Written problem: Your task is to give the data again, exactly, with every line intact.

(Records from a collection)
________________________

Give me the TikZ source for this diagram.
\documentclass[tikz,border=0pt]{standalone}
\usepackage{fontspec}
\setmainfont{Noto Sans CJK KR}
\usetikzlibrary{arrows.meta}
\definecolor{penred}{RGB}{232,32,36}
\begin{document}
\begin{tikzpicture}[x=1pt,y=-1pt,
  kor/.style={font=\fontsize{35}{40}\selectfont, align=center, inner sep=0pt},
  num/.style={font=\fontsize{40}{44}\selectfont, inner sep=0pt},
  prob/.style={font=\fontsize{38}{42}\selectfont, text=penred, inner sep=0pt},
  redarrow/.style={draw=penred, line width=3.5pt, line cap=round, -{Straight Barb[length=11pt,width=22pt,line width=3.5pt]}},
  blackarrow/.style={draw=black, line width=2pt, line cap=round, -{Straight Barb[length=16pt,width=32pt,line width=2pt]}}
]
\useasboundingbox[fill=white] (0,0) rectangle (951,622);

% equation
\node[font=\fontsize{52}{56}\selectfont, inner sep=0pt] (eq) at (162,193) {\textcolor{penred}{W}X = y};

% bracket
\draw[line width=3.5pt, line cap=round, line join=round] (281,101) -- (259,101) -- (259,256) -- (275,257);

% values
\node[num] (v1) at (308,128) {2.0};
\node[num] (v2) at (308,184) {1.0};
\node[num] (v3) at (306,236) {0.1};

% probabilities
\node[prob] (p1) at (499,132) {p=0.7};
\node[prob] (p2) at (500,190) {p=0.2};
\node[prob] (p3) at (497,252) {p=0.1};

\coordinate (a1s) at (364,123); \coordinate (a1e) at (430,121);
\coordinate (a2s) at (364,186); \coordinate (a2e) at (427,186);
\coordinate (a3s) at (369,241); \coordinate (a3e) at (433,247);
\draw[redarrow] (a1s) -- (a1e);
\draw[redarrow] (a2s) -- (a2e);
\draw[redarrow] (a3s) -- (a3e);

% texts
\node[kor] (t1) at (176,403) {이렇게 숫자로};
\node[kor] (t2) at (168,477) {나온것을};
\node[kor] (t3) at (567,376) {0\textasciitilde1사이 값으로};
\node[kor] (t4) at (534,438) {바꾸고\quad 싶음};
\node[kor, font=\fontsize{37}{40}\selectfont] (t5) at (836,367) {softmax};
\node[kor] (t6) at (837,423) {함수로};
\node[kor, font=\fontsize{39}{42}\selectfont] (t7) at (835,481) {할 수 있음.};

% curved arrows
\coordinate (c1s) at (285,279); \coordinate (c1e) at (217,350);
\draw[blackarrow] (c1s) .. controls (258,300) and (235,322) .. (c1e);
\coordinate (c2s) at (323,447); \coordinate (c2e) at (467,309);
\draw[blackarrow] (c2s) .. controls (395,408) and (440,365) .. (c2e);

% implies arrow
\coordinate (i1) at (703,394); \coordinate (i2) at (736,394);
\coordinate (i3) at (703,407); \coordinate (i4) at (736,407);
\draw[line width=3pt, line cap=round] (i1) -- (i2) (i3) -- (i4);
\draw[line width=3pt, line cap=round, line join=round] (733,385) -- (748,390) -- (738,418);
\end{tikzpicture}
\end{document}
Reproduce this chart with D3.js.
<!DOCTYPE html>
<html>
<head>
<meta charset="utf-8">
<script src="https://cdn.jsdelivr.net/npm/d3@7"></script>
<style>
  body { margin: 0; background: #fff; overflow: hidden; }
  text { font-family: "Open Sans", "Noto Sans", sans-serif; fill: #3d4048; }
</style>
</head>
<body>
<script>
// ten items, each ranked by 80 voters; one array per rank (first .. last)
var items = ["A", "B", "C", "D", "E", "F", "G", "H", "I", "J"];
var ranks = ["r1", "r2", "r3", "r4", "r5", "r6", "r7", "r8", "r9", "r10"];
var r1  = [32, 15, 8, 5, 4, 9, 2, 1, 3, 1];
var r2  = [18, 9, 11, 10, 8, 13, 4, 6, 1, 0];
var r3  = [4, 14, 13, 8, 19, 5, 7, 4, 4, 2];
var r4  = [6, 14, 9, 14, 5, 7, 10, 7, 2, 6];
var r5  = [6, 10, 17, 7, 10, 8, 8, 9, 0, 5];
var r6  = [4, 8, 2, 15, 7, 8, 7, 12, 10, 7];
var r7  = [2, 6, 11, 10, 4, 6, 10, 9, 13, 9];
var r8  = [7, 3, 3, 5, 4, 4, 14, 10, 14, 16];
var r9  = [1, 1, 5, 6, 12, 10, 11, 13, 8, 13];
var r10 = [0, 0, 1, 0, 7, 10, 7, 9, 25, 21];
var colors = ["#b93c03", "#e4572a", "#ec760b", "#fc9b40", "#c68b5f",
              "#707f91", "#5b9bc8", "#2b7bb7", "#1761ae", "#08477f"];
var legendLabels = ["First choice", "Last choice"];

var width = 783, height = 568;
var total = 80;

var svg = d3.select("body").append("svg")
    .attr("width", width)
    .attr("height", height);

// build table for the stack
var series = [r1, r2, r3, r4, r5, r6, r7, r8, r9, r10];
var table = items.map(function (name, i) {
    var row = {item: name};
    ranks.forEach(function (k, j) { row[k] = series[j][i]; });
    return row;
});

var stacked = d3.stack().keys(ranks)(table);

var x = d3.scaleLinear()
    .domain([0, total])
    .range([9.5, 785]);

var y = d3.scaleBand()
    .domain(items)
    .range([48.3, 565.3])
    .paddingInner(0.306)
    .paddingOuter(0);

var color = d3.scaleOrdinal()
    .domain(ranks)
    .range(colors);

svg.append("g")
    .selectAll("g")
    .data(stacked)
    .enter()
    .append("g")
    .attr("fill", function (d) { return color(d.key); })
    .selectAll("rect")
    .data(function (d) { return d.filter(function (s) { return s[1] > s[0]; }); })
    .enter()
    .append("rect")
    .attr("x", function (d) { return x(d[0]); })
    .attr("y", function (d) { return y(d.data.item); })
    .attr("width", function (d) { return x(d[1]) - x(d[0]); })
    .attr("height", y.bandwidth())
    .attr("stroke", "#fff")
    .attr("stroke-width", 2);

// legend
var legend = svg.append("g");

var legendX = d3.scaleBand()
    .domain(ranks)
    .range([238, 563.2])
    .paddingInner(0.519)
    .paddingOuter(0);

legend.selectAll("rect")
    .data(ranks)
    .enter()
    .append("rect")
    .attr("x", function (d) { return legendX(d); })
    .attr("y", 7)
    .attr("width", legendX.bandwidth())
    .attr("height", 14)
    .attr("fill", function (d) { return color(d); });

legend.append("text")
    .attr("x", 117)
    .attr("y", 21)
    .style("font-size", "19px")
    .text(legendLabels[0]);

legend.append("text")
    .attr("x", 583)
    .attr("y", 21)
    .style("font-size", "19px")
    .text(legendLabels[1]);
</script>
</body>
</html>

________________________

Complete answer:
Give me the TikZ source for this diagram.
\documentclass[tikz,border=0pt]{standalone}
\usepackage{fontspec}
\setmainfont{Noto Sans CJK KR}
\usetikzlibrary{arrows.meta}
\definecolor{penred}{RGB}{232,32,36}
\begin{document}
\begin{tikzpicture}[x=1pt,y=-1pt,
  kor/.style={font=\fontsize{35}{40}\selectfont, align=center, inner sep=0pt},
  num/.style={font=\fontsize{40}{44}\selectfont, inner sep=0pt},
  prob/.style={font=\fontsize{38}{42}\selectfont, text=penred, inner sep=0pt},
  redarrow/.style={draw=penred, line width=3.5pt, line cap=round, -{Straight Barb[length=11pt,width=22pt,line width=3.5pt]}},
  blackarrow/.style={draw=black, line width=2pt, line cap=round, -{Straight Barb[length=16pt,width=32pt,line width=2pt]}}
]
\useasboundingbox[fill=white] (0,0) rectangle (951,622);

% equation
\node[font=\fontsize{52}{56}\selectfont, inner sep=0pt] (eq) at (162,193) {\textcolor{penred}{W}X = y};

% bracket
\draw[line width=3.5pt, line cap=round, line join=round] (281,101) -- (259,101) -- (259,256) -- (275,257);

% values
\node[num] (v1) at (308,128) {2.0};
\node[num] (v2) at (308,184) {1.0};
\node[num] (v3) at (306,236) {0.1};

% probabilities
\node[prob] (p1) at (499,132) {p=0.7};
\node[prob] (p2) at (500,190) {p=0.2};
\node[prob] (p3) at (497,252) {p=0.1};

\coordinate (a1s) at (364,123); \coordinate (a1e) at (430,121);
\coordinate (a2s) at (364,186); \coordinate (a2e) at (427,186);
\coordinate (a3s) at (369,241); \coordinate (a3e) at (433,247);
\draw[redarrow] (a1s) -- (a1e);
\draw[redarrow] (a2s) -- (a2e);
\draw[redarrow] (a3s) -- (a3e);

% texts
\node[kor] (t1) at (176,403) {이렇게 숫자로};
\node[kor] (t2) at (168,477) {나온것을};
\node[kor] (t3) at (567,376) {0\textasciitilde1사이 값으로};
\node[kor] (t4) at (534,438) {바꾸고\quad 싶음};
\node[kor, font=\fontsize{37}{40}\selectfont] (t5) at (836,367) {softmax};
\node[kor] (t6) at (837,423) {함수로};
\node[kor, font=\fontsize{39}{42}\selectfont] (t7) at (835,481) {할 수 있음.};

% curved arrows
\coordinate (c1s) at (285,279); \coordinate (c1e) at (217,350);
\draw[blackarrow] (c1s) .. controls (258,300) and (235,322) .. (c1e);
\coordinate (c2s) at (323,447); \coordinate (c2e) at (467,309);
\draw[blackarrow] (c2s) .. controls (395,408) and (440,365) .. (c2e);

% implies arrow
\coordinate (i1) at (703,394); \coordinate (i2) at (736,394);
\coordinate (i3) at (703,407); \coordinate (i4) at (736,407);
\draw[line width=3pt, line cap=round] (i1) -- (i2) (i3) -- (i4);
\draw[line width=3pt, line cap=round, line join=round] (733,385) -- (748,390) -- (738,418);
\end{tikzpicture}
\end{document}
Reproduce this chart with D3.js.
<!DOCTYPE html>
<html>
<head>
<meta charset="utf-8">
<script src="https://cdn.jsdelivr.net/npm/d3@7"></script>
<style>
  body { margin: 0; background: #fff; overflow: hidden; }
  text { font-family: "Open Sans", "Noto Sans", sans-serif; fill: #3d4048; }
</style>
</head>
<body>
<script>
// ten items, each ranked by 80 voters; one array per rank (first .. last)
var items = ["A", "B", "C", "D", "E", "F", "G", "H", "I", "J"];
var ranks = ["r1", "r2", "r3", "r4", "r5", "r6", "r7", "r8", "r9", "r10"];
var r1  = [32, 15, 8, 5, 4, 9, 2, 1, 3, 1];
var r2  = [18, 9, 11, 10, 8, 13, 4, 6, 1, 0];
var r3  = [4, 14, 13, 8, 19, 5, 7, 4, 4, 2];
var r4  = [6, 14, 9, 14, 5, 7, 10, 7, 2, 6];
var r5  = [6, 10, 17, 7, 10, 8, 8, 9, 0, 5];
var r6  = [4, 8, 2, 15, 7, 8, 7, 12, 10, 7];
var r7  = [2, 6, 11, 10, 4, 6, 10, 9, 13, 9];
var r8  = [7, 3, 3, 5, 4, 4, 14, 10, 14, 16];
var r9  = [1, 1, 5, 6, 12, 10, 11, 13, 8, 13];
var r10 = [0, 0, 1, 0, 7, 10, 7, 9, 25, 21];
var colors = ["#b93c03", "#e4572a", "#ec760b", "#fc9b40", "#c68b5f",
              "#707f91", "#5b9bc8", "#2b7bb7", "#1761ae", "#08477f"];
var legendLabels = ["First choice", "Last choice"];

var width = 783, height = 568;
var total = 80;

var svg = d3.select("body").append("svg")
    .attr("width", width)
    .attr("height", height);

// build table for the stack
var series = [r1, r2, r3, r4, r5, r6, r7, r8, r9, r10];
var table = items.map(function (name, i) {
    var row = {item: name};
    ranks.forEach(function (k, j) { row[k] = series[j][i]; });
    return row;
});

var stacked = d3.stack().keys(ranks)(table);

var x = d3.scaleLinear()
    .domain([0, total])
    .range([9.5, 785]);

var y = d3.scaleBand()
    .domain(items)
    .range([48.3, 565.3])
    .paddingInner(0.306)
    .paddingOuter(0);

var color = d3.scaleOrdinal()
    .domain(ranks)
    .range(colors);

svg.append("g")
    .selectAll("g")
    .data(stacked)
    .enter()
    .append("g")
    .attr("fill", function (d) { return color(d.key); })
    .selectAll("rect")
    .data(function (d) { return d.filter(function (s) { return s[1] > s[0]; }); })
    .enter()
    .append("rect")
    .attr("x", function (d) { return x(d[0]); })
    .attr("y", function (d) { return y(d.data.item); })
    .attr("width", function (d) { return x(d[1]) - x(d[0]); })
    .attr("height", y.bandwidth())
    .attr("stroke", "#fff")
    .attr("stroke-width", 2);

// legend
var legend = svg.append("g");

var legendX = d3.scaleBand()
    .domain(ranks)
    .range([238, 563.2])
    .paddingInner(0.519)
    .paddingOuter(0);

legend.selectAll("rect")
    .data(ranks)
    .enter()
    .append("rect")
    .attr("x", function (d) { return legendX(d); })
    .attr("y", 7)
    .attr("width", legendX.bandwidth())
    .attr("height", 14)
    .attr("fill", function (d) { return color(d); });

legend.append("text")
    .attr("x", 117)
    .attr("y", 21)
    .style("font-size", "19px")
    .text(legendLabels[0]);

legend.append("text")
    .attr("x", 583)
    .attr("y", 21)
    .style("font-size", "19px")
    .text(legendLabels[1]);
</script>
</body>
</html>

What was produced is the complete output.